### MATERIAL PROVIDED
= = = = = = =
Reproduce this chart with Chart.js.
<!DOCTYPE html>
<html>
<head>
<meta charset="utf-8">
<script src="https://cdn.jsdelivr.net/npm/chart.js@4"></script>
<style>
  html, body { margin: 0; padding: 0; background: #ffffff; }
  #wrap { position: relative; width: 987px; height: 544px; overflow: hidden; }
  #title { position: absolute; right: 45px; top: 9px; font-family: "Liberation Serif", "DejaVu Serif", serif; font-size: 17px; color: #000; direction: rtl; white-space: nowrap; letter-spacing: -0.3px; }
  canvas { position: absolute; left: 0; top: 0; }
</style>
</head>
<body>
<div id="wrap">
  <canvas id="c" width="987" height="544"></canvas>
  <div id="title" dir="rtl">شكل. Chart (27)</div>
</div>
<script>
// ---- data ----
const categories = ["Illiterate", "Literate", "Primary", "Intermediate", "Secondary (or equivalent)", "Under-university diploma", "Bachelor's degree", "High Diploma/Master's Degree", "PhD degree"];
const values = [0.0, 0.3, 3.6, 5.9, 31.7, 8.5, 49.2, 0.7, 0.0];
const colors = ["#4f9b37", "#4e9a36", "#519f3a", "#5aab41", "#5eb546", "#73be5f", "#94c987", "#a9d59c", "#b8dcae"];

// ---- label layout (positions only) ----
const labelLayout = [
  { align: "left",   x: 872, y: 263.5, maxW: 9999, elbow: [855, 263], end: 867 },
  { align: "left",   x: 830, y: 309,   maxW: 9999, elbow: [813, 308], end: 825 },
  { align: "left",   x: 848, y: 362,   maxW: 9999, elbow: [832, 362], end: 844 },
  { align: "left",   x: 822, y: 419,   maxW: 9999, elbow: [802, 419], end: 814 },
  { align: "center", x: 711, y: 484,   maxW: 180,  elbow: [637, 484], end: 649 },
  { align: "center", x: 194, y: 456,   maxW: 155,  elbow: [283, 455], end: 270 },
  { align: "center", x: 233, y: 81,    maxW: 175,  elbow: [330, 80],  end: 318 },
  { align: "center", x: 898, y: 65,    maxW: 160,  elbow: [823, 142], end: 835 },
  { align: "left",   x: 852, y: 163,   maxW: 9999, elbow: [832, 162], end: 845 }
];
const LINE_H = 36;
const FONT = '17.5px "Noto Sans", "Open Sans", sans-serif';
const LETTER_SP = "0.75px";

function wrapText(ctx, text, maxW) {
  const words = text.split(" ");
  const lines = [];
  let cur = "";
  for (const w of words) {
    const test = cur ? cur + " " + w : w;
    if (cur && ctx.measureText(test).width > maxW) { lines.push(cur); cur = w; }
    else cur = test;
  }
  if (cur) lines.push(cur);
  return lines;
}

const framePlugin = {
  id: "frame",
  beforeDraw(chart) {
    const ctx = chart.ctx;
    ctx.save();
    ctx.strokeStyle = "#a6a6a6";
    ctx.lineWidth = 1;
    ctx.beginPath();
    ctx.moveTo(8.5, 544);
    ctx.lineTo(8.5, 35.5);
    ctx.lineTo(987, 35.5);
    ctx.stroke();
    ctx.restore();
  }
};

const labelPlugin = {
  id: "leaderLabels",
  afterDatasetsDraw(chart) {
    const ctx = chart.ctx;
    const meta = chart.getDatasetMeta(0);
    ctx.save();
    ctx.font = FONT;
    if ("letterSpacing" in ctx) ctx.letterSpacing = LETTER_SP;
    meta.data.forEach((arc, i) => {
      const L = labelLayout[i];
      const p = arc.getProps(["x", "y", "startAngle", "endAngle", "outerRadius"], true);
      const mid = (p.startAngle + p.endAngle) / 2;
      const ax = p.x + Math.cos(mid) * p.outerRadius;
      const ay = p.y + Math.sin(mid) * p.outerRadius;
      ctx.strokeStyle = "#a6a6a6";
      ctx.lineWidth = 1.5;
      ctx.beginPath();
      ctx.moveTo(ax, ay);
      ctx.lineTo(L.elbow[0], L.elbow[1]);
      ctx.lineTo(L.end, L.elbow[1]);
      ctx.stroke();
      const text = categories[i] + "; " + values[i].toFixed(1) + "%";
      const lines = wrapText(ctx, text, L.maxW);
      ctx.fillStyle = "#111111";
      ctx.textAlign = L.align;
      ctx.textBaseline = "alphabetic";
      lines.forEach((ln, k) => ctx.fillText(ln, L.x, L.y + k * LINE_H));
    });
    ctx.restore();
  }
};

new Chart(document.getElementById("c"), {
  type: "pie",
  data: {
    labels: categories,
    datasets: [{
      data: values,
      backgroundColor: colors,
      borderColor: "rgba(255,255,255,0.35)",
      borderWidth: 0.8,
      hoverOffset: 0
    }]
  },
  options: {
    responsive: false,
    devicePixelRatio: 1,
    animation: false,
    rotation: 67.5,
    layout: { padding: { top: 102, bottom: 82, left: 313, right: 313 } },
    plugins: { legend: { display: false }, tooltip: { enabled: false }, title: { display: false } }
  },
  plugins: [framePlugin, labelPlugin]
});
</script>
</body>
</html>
= = = = = = =
### WHAT IS REQUIRED
Your task is to quote the listing above word for word.

### EXERCISE RESPONSE
Reproduce this chart with Chart.js.
<!DOCTYPE html>
<html>
<head>
<meta charset="utf-8">
<script src="https://cdn.jsdelivr.net/npm/chart.js@4"></script>
<style>
  html, body { margin: 0; padding: 0; background: #ffffff; }
  #wrap { position: relative; width: 987px; height: 544px; overflow: hidden; }
  #title { position: absolute; right: 45px; top: 9px; font-family: "Liberation Serif", "DejaVu Serif", serif; font-size: 17px; color: #000; direction: rtl; white-space: nowrap; letter-spacing: -0.3px; }
  canvas { position: absolute; left: 0; top: 0; }
</style>
</head>
<body>
<div id="wrap">
  <canvas id="c" width="987" height="544"></canvas>
  <div id="title" dir="rtl">شكل. Chart (27)</div>
</div>
<script>
// ---- data ----
const categories = ["Illiterate", "Literate", "Primary", "Intermediate", "Secondary (or equivalent)", "Under-university diploma", "Bachelor's degree", "High Diploma/Master's Degree", "PhD degree"];
const values = [0.0, 0.3, 3.6, 5.9, 31.7, 8.5, 49.2, 0.7, 0.0];
const colors = ["#4f9b37", "#4e9a36", "#519f3a", "#5aab41", "#5eb546", "#73be5f", "#94c987", "#a9d59c", "#b8dcae"];

// ---- label layout (positions only) ----
const labelLayout = [
  { align: "left",   x: 872, y: 263.5, maxW: 9999, elbow: [855, 263], end: 867 },
  { align: "left",   x: 830, y: 309,   maxW: 9999, elbow: [813, 308], end: 825 },
  { align: "left",   x: 848, y: 362,   maxW: 9999, elbow: [832, 362], end: 844 },
  { align: "left",   x: 822, y: 419,   maxW: 9999, elbow: [802, 419], end: 814 },
  { align: "center", x: 711, y: 484,   maxW: 180,  elbow: [637, 484], end: 649 },
  { align: "center", x: 194, y: 456,   maxW: 155,  elbow: [283, 455], end: 270 },
  { align: "center", x: 233, y: 81,    maxW: 175,  elbow: [330, 80],  end: 318 },
  { align: "center", x: 898, y: 65,    maxW: 160,  elbow: [823, 142], end: 835 },
  { align: "left",   x: 852, y: 163,   maxW: 9999, elbow: [832, 162], end: 845 }
];
const LINE_H = 36;
const FONT = '17.5px "Noto Sans", "Open Sans", sans-serif';
const LETTER_SP = "0.75px";

function wrapText(ctx, text, maxW) {
  const words = text.split(" ");
  const lines = [];
  let cur = "";
  for (const w of words) {
    const test = cur ? cur + " " + w : w;
    if (cur && ctx.measureText(test).width > maxW) { lines.push(cur); cur = w; }
    else cur = test;
  }
  if (cur) lines.push(cur);
  return lines;
}

const framePlugin = {
  id: "frame",
  beforeDraw(chart) {
    const ctx = chart.ctx;
    ctx.save();
    ctx.strokeStyle = "#a6a6a6";
    ctx.lineWidth = 1;
    ctx.beginPath();
    ctx.moveTo(8.5, 544);
    ctx.lineTo(8.5, 35.5);
    ctx.lineTo(987, 35.5);
    ctx.stroke();
    ctx.restore();
  }
};

const labelPlugin = {
  id: "leaderLabels",
  afterDatasetsDraw(chart) {
    const ctx = chart.ctx;
    const meta = chart.getDatasetMeta(0);
    ctx.save();
    ctx.font = FONT;
    if ("letterSpacing" in ctx) ctx.letterSpacing = LETTER_SP;
    meta.data.forEach((arc, i) => {
      const L = labelLayout[i];
      const p = arc.getProps(["x", "y", "startAngle", "endAngle", "outerRadius"], true);
      const mid = (p.startAngle + p.endAngle) / 2;
      const ax = p.x + Math.cos(mid) * p.outerRadius;
      const ay = p.y + Math.sin(mid) * p.outerRadius;
      ctx.strokeStyle = "#a6a6a6";
      ctx.lineWidth = 1.5;
      ctx.beginPath();
      ctx.moveTo(ax, ay);
      ctx.lineTo(L.elbow[0], L.elbow[1]);
      ctx.lineTo(L.end, L.elbow[1]);
      ctx.stroke();
      const text = categories[i] + "; " + values[i].toFixed(1) + "%";
      const lines = wrapText(ctx, text, L.maxW);
      ctx.fillStyle = "#111111";
      ctx.textAlign = L.align;
      ctx.textBaseline = "alphabetic";
      lines.forEach((ln, k) => ctx.fillText(ln, L.x, L.y + k * LINE_H));
    });
    ctx.restore();
  }
};

new Chart(document.getElementById("c"), {
  type: "pie",
  data: {
    labels: categories,
    datasets: [{
      data: values,
      backgroundColor: colors,
      borderColor: "rgba(255,255,255,0.35)",
      borderWidth: 0.8,
      hoverOffset: 0
    }]
  },
  options: {
    responsive: false,
    devicePixelRatio: 1,
    animation: false,
    rotation: 67.5,
    layout: { padding: { top: 102, bottom: 82, left: 313, right: 313 } },
    plugins: { legend: { display: false }, tooltip: { enabled: false }, title: { display: false } }
  },
  plugins: [framePlugin, labelPlugin]
});
</script>
</body>
</html>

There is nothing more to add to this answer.